Dans cet ouvrage, l'auteur confrontera la théorisation psychanalytique avec un domaine « tiers », l'éducation. Pour elle, la position psychanalytique est celle « qui permet aux praticiens, sans céder sur la complexité de leurs actes, de construire un savoir de l'intérieur ». (2)
La première partie de l'ouvrage est nommée Espoirs déçus et son chapitre premier Au fil de l'explication et du temps.
Ce chapitre débute par la définition de la pédagogie par Cornélius Castoriadis : « La pédagogie commence à l'âge zéro et personne ne sait quand elle se termine. L'objectif de la pédagogie, d'un point de vue normatif évidemment, est d'aider le nouveau né, ce hopefull & dreadfull monster à devenir un être humain. » (3).
L'auteur souligne que l'éducation est un enjeu de société. C'est un acte qui relève de la relation et alors qu'il est accompli pour le bien de l'enfant, celui-ci se déroule souvent dans la souffrance. L'adulte, « un vieil enfant », y projette ses espoirs, se reproche ses erreurs, cherche d'autres coupables aux échecs qui se manifestent.
Dans un premier passage, Les difficultés auscultées (p 14-26), l'auteur recense les hypothèses qui cherchent la source de cette difficulté à éduquer. Cela commence avec Freud qui découvre dans le propos des hystériques (discours de victimes d'une séduction), l'importance du rôle de l'adulte. Ce propos sera repris plus tard par Alice Miller qui dit que les adultes malades, souffrants sont des enfants traumatisés par l'éducation qu'ils ont reçue. Elle appelle cela la pédagogie noire qui au nom du bien de l'enfant lui fait du mal.

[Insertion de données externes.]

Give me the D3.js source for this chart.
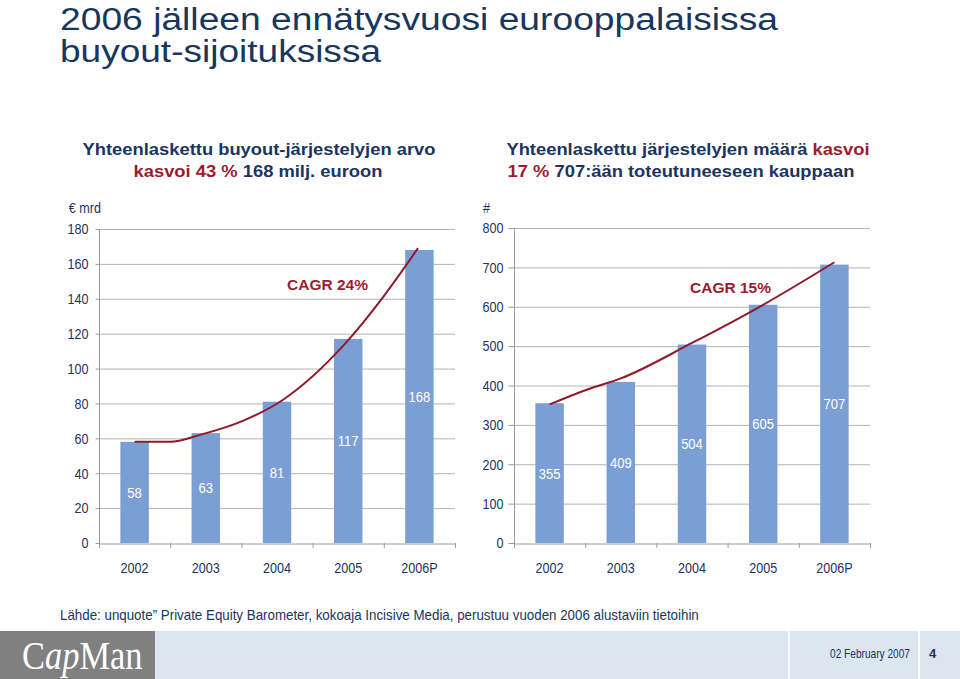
<!DOCTYPE html>
<html>
<head>
<meta charset="utf-8">
<script src="https://cdn.jsdelivr.net/npm/d3@7"></script>
<style>
  body { margin: 0; background: #fff; }
  svg { display: block; }
  .sans { font-family: "Liberation Sans", Arial, Helvetica, sans-serif; }
</style>
</head>
<body>
<svg id="slide" width="960" height="679"></svg>
<script>
// data
const years = ["2002", "2003", "2004", "2005", "2006P"]
const valueEur = [58, 63, 81, 117, 168]          // € mrd
const dealCount = [355, 409, 504, 605, 707]      // #
const eurTicks = [0, 20, 40, 60, 80, 100, 120, 140, 160, 180]
const countTicks = [0, 100, 200, 300, 400, 500, 600, 700, 800]
// hand drawn CAGR curves: [category index, value]
const trendEur = [[0, 58], [0.5, 58], [0.92, 62], [1.52, 70], [2.08, 82], [2.95, 114], [3.49, 141], [3.98, 169]]
const trendCount = [[0, 352], [0.53, 390], [1, 418], [2, 508], [3, 605], [4, 713]]

const NAVY = "#1b3560", RED = "#9e1b2d", BAR = "#7b9fd4", GRID = "#b3b3b3"
const NARROW = 0.84   // the slide uses a condensed face for numbers

const svg = d3.select("#slide")

// narrow text: x is divided so that scale() lands it in place
function narrowText(sel, x, y, s) {
    return sel.append("text").attr("class", "sans")
        .attr("x", x / s).attr("y", y)
        .attr("transform", `scale(${s},1)`)
}

// title
const title = svg.append("g").attr("class", "sans").attr("fill", "#17375e")
title.append("text").attr("x", 60).attr("y", 30).attr("font-size", 31)
    .attr("textLength", 718).attr("lengthAdjust", "spacingAndGlyphs")
    .text("2006 jälleen ennätysvuosi eurooppalaisissa")
title.append("text").attr("x", 60).attr("y", 62).attr("font-size", 31)
    .attr("textLength", 321).attr("lengthAdjust", "spacingAndGlyphs")
    .text("buyout-sijoituksissa")

// subtitles
function subLine(cx, y, parts) {
    const g = svg.append("g").attr("transform", `translate(${cx},${y}) scale(1.08,1)`)
    const t = g.append("text").attr("class", "sans").attr("font-size", 17).attr("font-weight", "bold")
                .attr("text-anchor", "middle")
    parts.forEach(p => t.append("tspan").attr("fill", p[1] ? RED : NAVY).text(p[0]))
}
subLine(259, 155, [["Yhteenlaskettu buyout-järjestelyjen arvo", false]])
subLine(258, 177, [["kasvoi 43 %", true], [" 168 milj. euroon", false]])
subLine(688, 155, [["Yhteenlaskettu järjestelyjen määrä ", false], ["kasvoi", true]])
subLine(681, 177, [["17 %", true], [" 707:ään toteutuneeseen kauppaan", false]])

function renderChart(opt) {
    const g = svg.append("g")
    const x = d3.scaleBand().domain(years).range([opt.x0, opt.x1]).padding(0)
    const y = d3.scaleLinear().domain([0, opt.max]).range([543, opt.top])
    const barW = x.bandwidth() * 0.4
    const xIdx = i => x(years[0]) + x.bandwidth() / 2 + i * x.step()

    // gridlines
    g.selectAll(".grid").data(opt.ticks.filter(d => d > 0)).enter()
        .append("line")
        .attr("x1", opt.x0).attr("x2", opt.x1)
        .attr("y1", d => y(d) + 0.5).attr("y2", d => y(d) + 0.5)
        .attr("stroke", GRID).attr("stroke-width", 1)

    // y axis
    const ya = g.append("g").attr("transform", `translate(${opt.x0 + 0.5},0)`)
        .call(d3.axisLeft(y).tickValues(opt.ticks).tickSize(opt.tickLen).tickPadding(opt.tickPad).tickSizeOuter(0))
    ya.select(".domain").attr("stroke", "#9a9a9a").attr("d", `M0,${y(opt.max)}V548`)
    ya.selectAll(".tick line").attr("stroke", "#9a9a9a")
    ya.selectAll(".tick text").attr("class", "sans").attr("font-size", 15).attr("fill", NAVY)
        .attr("x", -(opt.tickLen + opt.tickPad) / NARROW)
        .attr("transform", `scale(${NARROW},1)`)

    // bars
    g.selectAll(".bar").data(opt.values).enter()
        .append("rect")
        .attr("x", (d, i) => x(years[i]) + (x.bandwidth() - barW) / 2)
        .attr("y", d => y(d))
        .attr("width", barW)
        .attr("height", d => y(0) - y(d))
        .attr("fill", BAR)

    // x axis
    const xa = g.append("g").attr("transform", "translate(0,543.5)")
        .call(d3.axisBottom(x).tickSize(0).tickPadding(19))
    xa.select(".domain").attr("stroke", "#9a9a9a")
    xa.selectAll(".tick text").attr("class", "sans").attr("font-size", 15).attr("fill", NAVY)
        .attr("transform", `scale(${NARROW},1)`)
    const bounds = years.map(d => x(d)).concat([x(years[years.length - 1]) + x.bandwidth()])
    g.selectAll(".xtick").data(bounds).enter()
        .append("line")
        .attr("x1", d => d + 0.5).attr("x2", d => d + 0.5)
        .attr("y1", 543).attr("y2", 548)
        .attr("stroke", "#9a9a9a")

    // value labels
    opt.values.forEach((d, i) => {
        narrowText(g, x(years[i]) + x.bandwidth() / 2, y(d / 2), NARROW)
            .attr("dy", "0.35em")
            .attr("text-anchor", "middle")
            .attr("font-size", 15.5)
            .attr("fill", "#fff")
            .text(d)
    })

    // CAGR curve
    const line = d3.line().x(d => xIdx(d[0])).y(d => y(d[1])).curve(d3.curveMonotoneX)
    g.append("path").datum(opt.trend)
        .attr("d", line)
        .attr("fill", "none")
        .attr("stroke", "#8e1a2c")
        .attr("stroke-width", 2)

    g.append("text").attr("class", "sans")
        .attr("x", opt.cagrX).attr("y", opt.cagrY)
        .attr("font-size", 15.5).attr("font-weight", "bold").attr("fill", RED)
        .text(opt.cagr)

    narrowText(g, opt.unitX, 213, NARROW)
        .attr("text-anchor", opt.unitAnchor)
        .attr("font-size", 15).attr("fill", NAVY)
        .text(opt.unit)
}

renderChart({ x0: 99, x1: 455, top: 229, max: 180, ticks: eurTicks, values: valueEur, trend: trendEur,
              tickLen: 4, tickPad: 7, cagr: "CAGR 24%", cagrX: 287, cagrY: 290, unit: "€ mrd", unitX: 101, unitAnchor: "end" })
renderChart({ x0: 514, x1: 870, top: 228, max: 800, ticks: countTicks, values: dealCount, trend: trendCount,
              tickLen: 6, tickPad: 5, cagr: "CAGR 15%", cagrX: 690, cagrY: 293, unit: "#", unitX: 483, unitAnchor: "start" })

// source
narrowText(svg, 60, 620, 0.92)
    .attr("font-size", 14.5).attr("fill", NAVY)
    .text("Lähde: unquote” Private Equity Barometer, kokoaja Incisive Media, perustuu vuoden 2006 alustaviin tietoihin")

// footer
svg.append("rect").attr("x", 0).attr("y", 631).attr("width", 155).attr("height", 48).attr("fill", "#808080")
svg.append("rect").attr("x", 155).attr("y", 631).attr("width", 805).attr("height", 48).attr("fill", "#dce6f1")
svg.append("line").attr("x1", 789).attr("x2", 789).attr("y1", 631).attr("y2", 679).attr("stroke", "#fff").attr("stroke-width", 1.5)
svg.append("line").attr("x1", 919).attr("x2", 919).attr("y1", 631).attr("y2", 679).attr("stroke", "#fff").attr("stroke-width", 2)

const logo = svg.append("g").attr("transform", "translate(22,669) scale(0.84,1)")
    .append("text").attr("font-family", "'Liberation Serif', 'Times New Roman', serif")
    .attr("font-size", 41).attr("fill", "#fff")
logo.append("tspan").text("C")
logo.append("tspan").attr("font-style", "italic").text("ap")
logo.append("tspan").text("Man")

narrowText(svg, 910, 658, 0.78)
    .attr("text-anchor", "end")
    .attr("font-size", 13).attr("fill", NAVY).text("02 February 2007")
svg.append("text").attr("class", "sans")
    .attr("x", 929).attr("y", 658).attr("font-weight", "bold")
    .attr("font-size", 13).attr("fill", NAVY).text("4")
</script>
</body>
</html>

A partir de là, c'est le comportement de l'adulte qu'il faut modifier. L'auteur précise que durant toute une période, la pédagogie était assez normée mais que maintenant, avec la multiplicité des théories, les adultes piochent dans une sorte de bric à brac dans lequel se débat leur imaginaire.
Freud par la suite renoncera à cette explication de l'adulte coupable de séduction lorsqu'il mettra en évidence le rôle du fantasme. L'enfant peut interpréter les actes de l'adulte, croire à une tentative de séduction qui, en fait, n'a pas eu lieu. Cette hypothèse permet de développer des pratiques destinées à accompagner l'enfant, à faire avec ce qu'il reçoit comme éducation.
On voit que ces hypothèses mettent en évidence le coupable de l'échec ou de la souffrance due à l'éducation. Pour l'une c'est l'adulte, pour l'autre, c'est l'enfant.
Une des autres hypothèses évoquée par l'auteur, est celle posée originellement par Carl Gustav Jung puis par Lacan et Dolto et qui met l'accent sur le concept de « folie à deux ». L'enfant porte l'histoire familiale, les traumatismes inconscients des parents, et ce qui est important c'est de savoir ce qu'il va en faire.
Qu'est-ce qu'un traumatisme? « C'est un événement de sa vie qui se définit par son intensité, et surtout par l'incapacité où un sujet est placé d'y répondre adéquatement et de lui trouver un sens » (4). pour ne pas souffrir, la personne va le refouler, l'oublier mais il ressurgira dans une situation ultérieure qui fait lien avec l'évènement créateur du traumatisme, même s'il n'a rien à voir réellement avec lui. Pour éviter le refoulement, il faut que l'enfant puisse parler du traumatisme, mais souvent, croyant bien faire, les adultes l'entourent de silence. Et permettent ainsi le développement de la réaction pathologique. La mère joue le rôle de pare-feu contre les traumatismes du petit, mais elle ne peut le protéger de tout.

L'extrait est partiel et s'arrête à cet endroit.